### Task prompt
Quote every line of the data below as it stands, omitting pictures.

### Source material
#####
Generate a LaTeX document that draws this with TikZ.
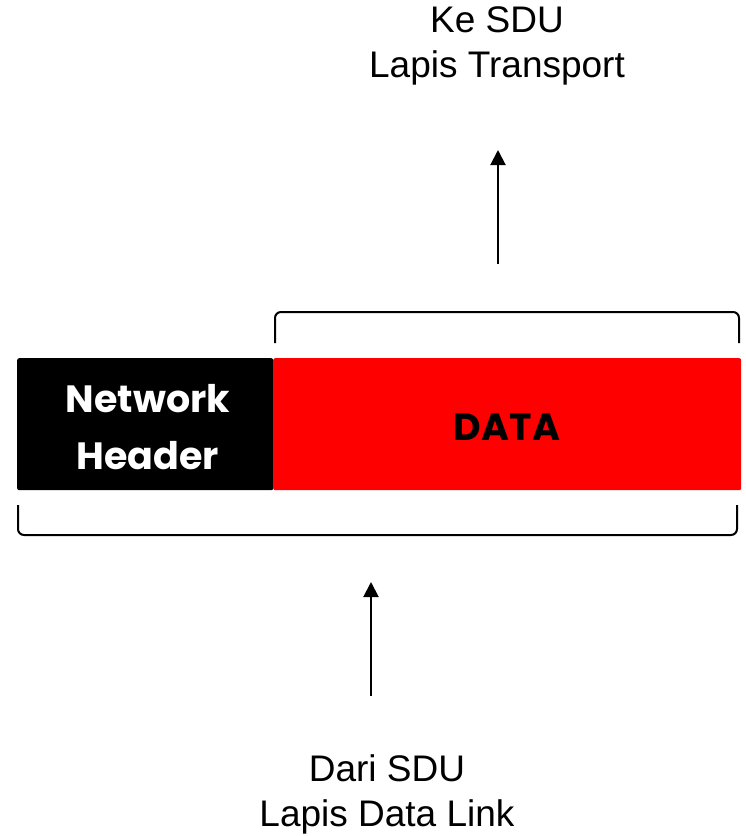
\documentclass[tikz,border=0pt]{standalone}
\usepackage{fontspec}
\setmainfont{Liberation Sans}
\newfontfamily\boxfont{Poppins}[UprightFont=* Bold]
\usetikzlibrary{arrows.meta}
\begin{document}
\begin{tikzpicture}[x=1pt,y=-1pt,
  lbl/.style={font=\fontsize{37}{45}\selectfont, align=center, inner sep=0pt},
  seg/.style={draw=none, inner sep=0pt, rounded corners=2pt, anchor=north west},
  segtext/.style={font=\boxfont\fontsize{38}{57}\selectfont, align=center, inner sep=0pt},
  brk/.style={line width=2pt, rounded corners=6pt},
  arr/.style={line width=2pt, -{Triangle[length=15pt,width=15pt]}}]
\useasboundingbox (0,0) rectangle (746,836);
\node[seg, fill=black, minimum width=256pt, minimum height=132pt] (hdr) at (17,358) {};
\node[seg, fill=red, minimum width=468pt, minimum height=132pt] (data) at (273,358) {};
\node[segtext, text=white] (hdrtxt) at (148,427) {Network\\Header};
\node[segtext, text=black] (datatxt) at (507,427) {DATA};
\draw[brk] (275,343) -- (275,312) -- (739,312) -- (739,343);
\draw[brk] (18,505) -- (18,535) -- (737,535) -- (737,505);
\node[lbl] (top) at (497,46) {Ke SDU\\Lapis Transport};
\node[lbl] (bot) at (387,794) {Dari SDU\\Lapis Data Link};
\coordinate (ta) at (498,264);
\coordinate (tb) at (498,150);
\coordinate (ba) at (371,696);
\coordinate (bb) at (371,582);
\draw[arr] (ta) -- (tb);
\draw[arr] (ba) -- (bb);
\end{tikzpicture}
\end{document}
#####
### Finished answer
Generate a LaTeX document that draws this with TikZ.
\documentclass[tikz,border=0pt]{standalone}
\usepackage{fontspec}
\setmainfont{Liberation Sans}
\newfontfamily\boxfont{Poppins}[UprightFont=* Bold]
\usetikzlibrary{arrows.meta}
\begin{document}
\begin{tikzpicture}[x=1pt,y=-1pt,
  lbl/.style={font=\fontsize{37}{45}\selectfont, align=center, inner sep=0pt},
  seg/.style={draw=none, inner sep=0pt, rounded corners=2pt, anchor=north west},
  segtext/.style={font=\boxfont\fontsize{38}{57}\selectfont, align=center, inner sep=0pt},
  brk/.style={line width=2pt, rounded corners=6pt},
  arr/.style={line width=2pt, -{Triangle[length=15pt,width=15pt]}}]
\useasboundingbox (0,0) rectangle (746,836);
\node[seg, fill=black, minimum width=256pt, minimum height=132pt] (hdr) at (17,358) {};
\node[seg, fill=red, minimum width=468pt, minimum height=132pt] (data) at (273,358) {};
\node[segtext, text=white] (hdrtxt) at (148,427) {Network\\Header};
\node[segtext, text=black] (datatxt) at (507,427) {DATA};
\draw[brk] (275,343) -- (275,312) -- (739,312) -- (739,343);
\draw[brk] (18,505) -- (18,535) -- (737,535) -- (737,505);
\node[lbl] (top) at (497,46) {Ke SDU\\Lapis Transport};
\node[lbl] (bot) at (387,794) {Dari SDU\\Lapis Data Link};
\coordinate (ta) at (498,264);
\coordinate (tb) at (498,150);
\coordinate (ba) at (371,696);
\coordinate (bb) at (371,582);
\draw[arr] (ta) -- (tb);
\draw[arr] (ba) -- (bb);
\end{tikzpicture}
\end{document}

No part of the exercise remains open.